Higher tax rates on the rich won’t mean more tax revenues for the nation

This op ed appeared in the Duluth News Tribune on January 25th, 2019

One of the great myths of public finance is that politicians can help themselves to more of their citizens’ income simply by raising tax rates. The historical record shows that ain’t necessarily so.

The fiscal history of Minnesota provides a good example. Since 1974, the top rate of state income tax has been as high as 17 percent in the 1970s and early 1980s and as low as 7.85 percent in the 2000s. Over those periods, state income tax revenues were a very stable share of state GDP; the mean average was 2.8 percent and the median was 2.7 percent. The same was true of revenue more broadly. Both the mean average and the median of state tax revenues as a share of Minnesota’s GDP came in at 6.6 percent.

National developments make it more important than ever to see through this myth. Freshman U.S. Rep. Alexandria Ocasio-Cortez, D-N.Y., has called for a “Green New Deal” amounting to nothing less than “a wartime-level, just economic mobilization plan to get to 100 percent renewable energy ASAP.” Sounds expensive.
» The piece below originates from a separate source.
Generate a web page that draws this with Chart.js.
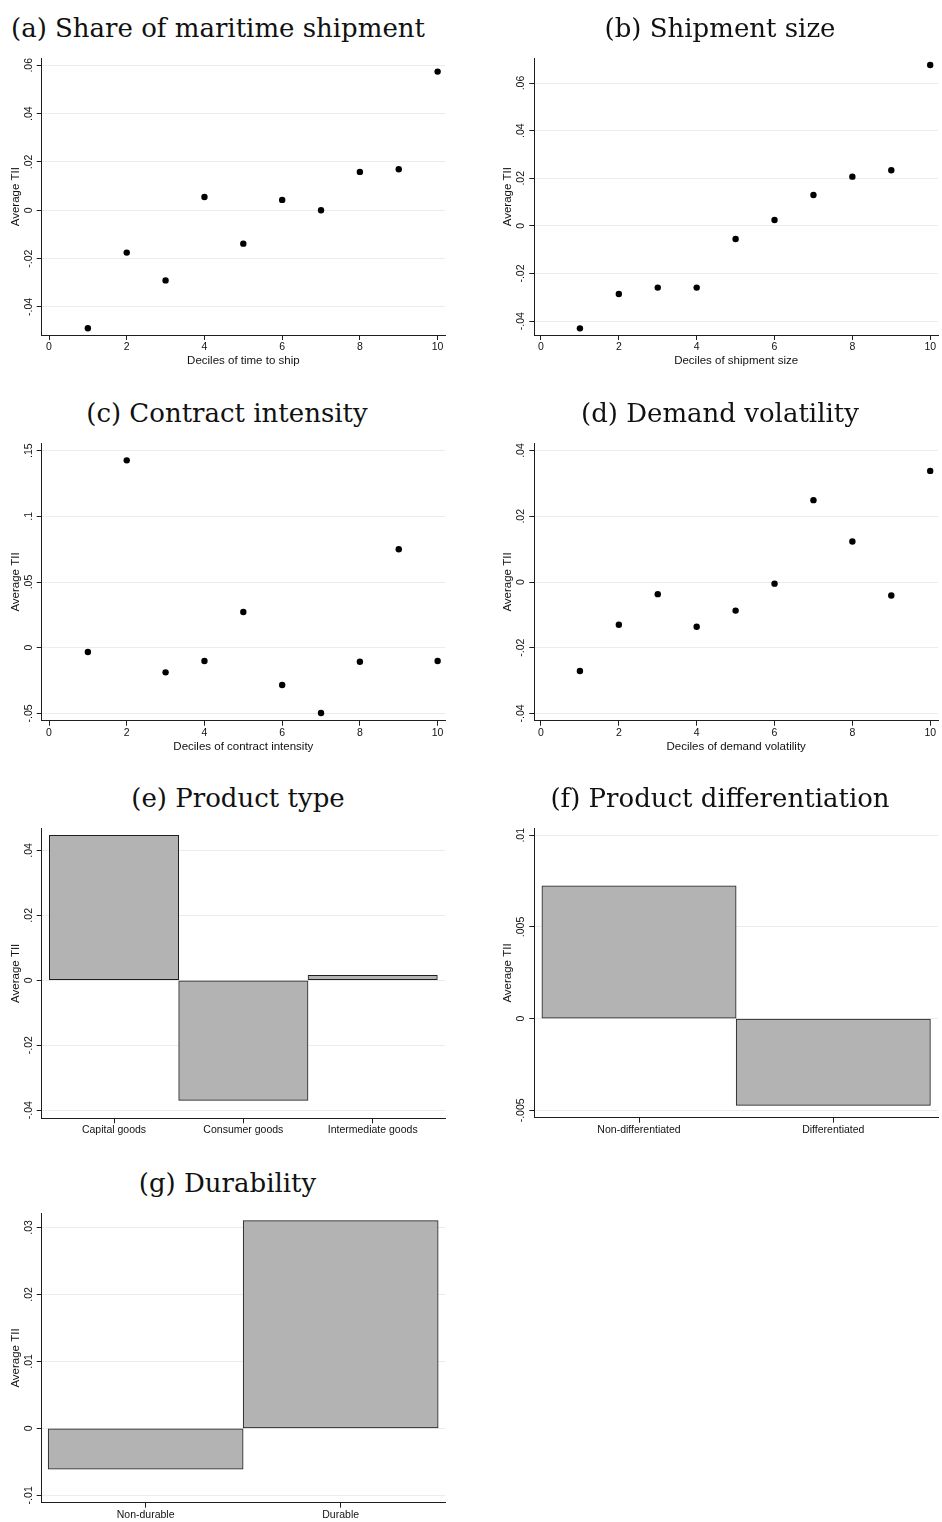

Fortunately, it will be “the rich” who will pay for this with a proposed increased top marginal income tax bracket of 70 percent.

Again, this assumes that higher tax rates will be followed by proportionately higher tax revenues. And, just as this hasn’t been the case in Minnesota, it hasn’t been the case in the U.S. generally, either.

According to the Tax Policy Center, since 1946, the top rate of federal income tax has ranged from 92 percent in the early 1950s to 28 percent in the late 1980s. And yet, over the same periods, federal income tax receipts were a pretty stable share of U.S. GDP; the mean average was 16.8 percent and the median 16.9 percent. Indeed, in the two years when the top tax rate topped 92 percent (1952 and 1953), tax revenues as a share of GDP were, on average, 17.9 percent of U.S. GDP. In the three years when the top tax rate was 28 percent (1988-1990), that figure was 17.4 percent.

There is, in short, very little relationship between changes in tax rates and changes in tax revenues as a share of the nation’s income. Whatever the top rate of federal income tax, the citizens of America seem to have decided in some mysterious, collective, yet uncoordinated way that 16.8 percent of their income is all the federal government is going to get.

This shouldn’t be surprising. Taxes are incentives. That is one reason why politicians levy them in the first place. When tax rates change, so do people’s incentives. And when their taxable behavior changes so, in result, does the tax revenue received.

If Rep. Ocasio-Cortez is serious about her “Green New Deal,” she is going to have to get serious about paying for it. She will have to find the money somewhere in that fixed, 16.8 percent allowance that the American public gives to its politicians. This will mean cuts — heavy cuts — in other areas of federal spending. Until she can tell us what these cuts will be, Rep. Ocasio-Cortez’s dreams will remain just that.